Analyst predicts 5.4pc growth

PHOTO | FILE Old Mutual Kenya chief investment officer Peter Anderson (right) and investment analyst Carolyne Kiragu during a Media briefing in Nairobi on October 15, 2013.

What you need to know:

  • The firm said better of absorption of funds by the counties and new wealth from the mining sector will also boost the economy.
  • Mr Anderson said increased lending would continue to drive growth, adding that loan advances in 2013 are set to double those of 2012. He said the country’s economy would also benefit from an improving global outlook due to a good performance by advanced economies.

Investment firm, Old Mutual expects Kenya’s economy to record a 5.4 per cent growth in 2014 on account of increased lending to businesses and government spending on infrastructure.

The firm said better of absorption of funds by the counties and new wealth from the mining sector will also boost the economy.

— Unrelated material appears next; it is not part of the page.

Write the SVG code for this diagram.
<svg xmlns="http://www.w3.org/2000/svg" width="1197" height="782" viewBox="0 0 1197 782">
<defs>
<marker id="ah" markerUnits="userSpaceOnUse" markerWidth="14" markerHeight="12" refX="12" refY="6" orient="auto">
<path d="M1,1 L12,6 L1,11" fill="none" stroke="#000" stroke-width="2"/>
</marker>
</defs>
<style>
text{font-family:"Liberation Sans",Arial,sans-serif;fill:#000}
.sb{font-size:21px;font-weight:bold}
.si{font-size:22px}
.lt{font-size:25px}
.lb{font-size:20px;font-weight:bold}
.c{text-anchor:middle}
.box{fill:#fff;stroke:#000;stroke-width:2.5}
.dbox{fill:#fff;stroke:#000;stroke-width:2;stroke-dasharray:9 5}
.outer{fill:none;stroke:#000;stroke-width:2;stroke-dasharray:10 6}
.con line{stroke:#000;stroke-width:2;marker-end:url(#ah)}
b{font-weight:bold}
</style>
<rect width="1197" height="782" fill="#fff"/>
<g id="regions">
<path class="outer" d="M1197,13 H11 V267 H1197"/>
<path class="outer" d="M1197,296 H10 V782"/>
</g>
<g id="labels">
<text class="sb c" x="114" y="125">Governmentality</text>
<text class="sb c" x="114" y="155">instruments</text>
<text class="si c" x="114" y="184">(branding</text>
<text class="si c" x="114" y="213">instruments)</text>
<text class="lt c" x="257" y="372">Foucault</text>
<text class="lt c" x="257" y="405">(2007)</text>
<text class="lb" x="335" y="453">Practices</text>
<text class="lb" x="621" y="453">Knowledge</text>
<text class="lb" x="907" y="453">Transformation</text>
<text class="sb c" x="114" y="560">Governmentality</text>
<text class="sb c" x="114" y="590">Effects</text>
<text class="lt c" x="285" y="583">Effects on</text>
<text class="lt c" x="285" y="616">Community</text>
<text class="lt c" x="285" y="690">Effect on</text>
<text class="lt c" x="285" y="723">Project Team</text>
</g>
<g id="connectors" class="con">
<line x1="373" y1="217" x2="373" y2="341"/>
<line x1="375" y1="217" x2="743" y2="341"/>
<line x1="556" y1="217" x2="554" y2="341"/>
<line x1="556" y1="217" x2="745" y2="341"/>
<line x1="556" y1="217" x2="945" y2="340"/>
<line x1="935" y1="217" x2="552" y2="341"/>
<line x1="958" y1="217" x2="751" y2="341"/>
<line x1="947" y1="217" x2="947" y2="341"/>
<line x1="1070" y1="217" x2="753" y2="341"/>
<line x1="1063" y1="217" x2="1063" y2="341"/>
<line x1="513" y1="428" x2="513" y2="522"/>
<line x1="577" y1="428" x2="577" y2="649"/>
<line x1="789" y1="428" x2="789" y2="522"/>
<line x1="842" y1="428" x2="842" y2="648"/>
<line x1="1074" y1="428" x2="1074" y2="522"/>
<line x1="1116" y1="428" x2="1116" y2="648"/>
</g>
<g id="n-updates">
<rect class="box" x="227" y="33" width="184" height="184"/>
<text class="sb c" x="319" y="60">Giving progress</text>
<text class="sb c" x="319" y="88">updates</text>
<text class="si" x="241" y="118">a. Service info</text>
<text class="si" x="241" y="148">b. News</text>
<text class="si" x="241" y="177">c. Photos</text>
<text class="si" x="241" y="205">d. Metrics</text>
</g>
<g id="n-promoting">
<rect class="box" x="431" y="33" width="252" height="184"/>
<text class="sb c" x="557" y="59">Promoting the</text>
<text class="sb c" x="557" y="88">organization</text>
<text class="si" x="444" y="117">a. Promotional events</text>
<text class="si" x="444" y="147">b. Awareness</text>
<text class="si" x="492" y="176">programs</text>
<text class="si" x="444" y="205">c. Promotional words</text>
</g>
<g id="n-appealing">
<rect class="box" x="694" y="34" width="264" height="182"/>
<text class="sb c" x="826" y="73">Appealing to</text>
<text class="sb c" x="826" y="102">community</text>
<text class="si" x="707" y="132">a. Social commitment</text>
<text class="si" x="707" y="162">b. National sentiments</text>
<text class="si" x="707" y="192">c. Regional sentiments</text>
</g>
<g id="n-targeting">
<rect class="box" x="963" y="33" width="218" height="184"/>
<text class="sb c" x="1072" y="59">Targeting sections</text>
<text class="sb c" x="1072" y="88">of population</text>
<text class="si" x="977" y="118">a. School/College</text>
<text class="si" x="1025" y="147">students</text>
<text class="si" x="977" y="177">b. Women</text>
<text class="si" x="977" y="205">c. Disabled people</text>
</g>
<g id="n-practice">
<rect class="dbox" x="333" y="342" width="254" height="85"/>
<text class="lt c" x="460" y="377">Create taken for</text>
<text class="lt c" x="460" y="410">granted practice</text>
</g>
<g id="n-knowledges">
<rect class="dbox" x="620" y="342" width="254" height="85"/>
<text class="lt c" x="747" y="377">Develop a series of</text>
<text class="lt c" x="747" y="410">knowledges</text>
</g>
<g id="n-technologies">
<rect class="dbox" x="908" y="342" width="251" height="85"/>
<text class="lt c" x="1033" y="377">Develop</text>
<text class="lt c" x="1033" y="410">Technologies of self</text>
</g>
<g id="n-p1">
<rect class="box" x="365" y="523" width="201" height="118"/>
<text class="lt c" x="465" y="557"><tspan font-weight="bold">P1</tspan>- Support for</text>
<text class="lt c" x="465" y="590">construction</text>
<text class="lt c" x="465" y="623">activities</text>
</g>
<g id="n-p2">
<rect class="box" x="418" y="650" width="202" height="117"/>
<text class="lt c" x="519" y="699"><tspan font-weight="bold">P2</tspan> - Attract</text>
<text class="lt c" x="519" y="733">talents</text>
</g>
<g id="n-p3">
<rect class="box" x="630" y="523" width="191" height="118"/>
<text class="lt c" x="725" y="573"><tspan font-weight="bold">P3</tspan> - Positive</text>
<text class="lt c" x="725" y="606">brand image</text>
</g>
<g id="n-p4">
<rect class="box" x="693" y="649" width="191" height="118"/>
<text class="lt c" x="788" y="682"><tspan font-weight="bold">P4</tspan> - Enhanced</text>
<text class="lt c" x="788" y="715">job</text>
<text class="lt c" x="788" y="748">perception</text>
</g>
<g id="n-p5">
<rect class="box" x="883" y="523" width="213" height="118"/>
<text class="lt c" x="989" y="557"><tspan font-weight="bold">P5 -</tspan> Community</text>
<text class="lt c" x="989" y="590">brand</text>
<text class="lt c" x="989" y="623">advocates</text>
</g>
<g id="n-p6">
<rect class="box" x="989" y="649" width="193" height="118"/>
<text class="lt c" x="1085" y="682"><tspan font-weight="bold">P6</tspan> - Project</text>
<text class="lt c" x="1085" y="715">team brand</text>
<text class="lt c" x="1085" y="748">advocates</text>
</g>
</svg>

The firm expects the country to achieve a growth of 4.7 per cent by end of this financial year in July.

Old Mutual chief investment officer, Mr Peter Anderson said the impact of increased lending to the private sector in the third quarter of 2013, release of county funds by the central government, reduced inflation risks and the deepening of the mining sector points to a higher growth.

Mr Anderson said increased lending would continue to drive growth, adding that loan advances in 2013 are set to double those of 2012. He said the country’s economy would also benefit from an improving global outlook due to a good performance by advanced economies.

Kenya, he added, will attract more foreign capital in the year.

“Opportunities versus the risks for domestic and foreign investors continued to be attractive and the issue of Eurobond would enhance Kenya’s position on the radar for international flows into the capital markets and for long term private sector investment,” he said.

Drop in tea and coffee commodity prices in 2013 however saw the incomes of the farmers reduce.

“The significant deterioration in tea prices through out the year has negated the large gains in output to leave tea earnings only marginally better than 2012. Coffee prices at multi-year lows due to global over-supply impacting commodity earnings,” Mr Anderson said.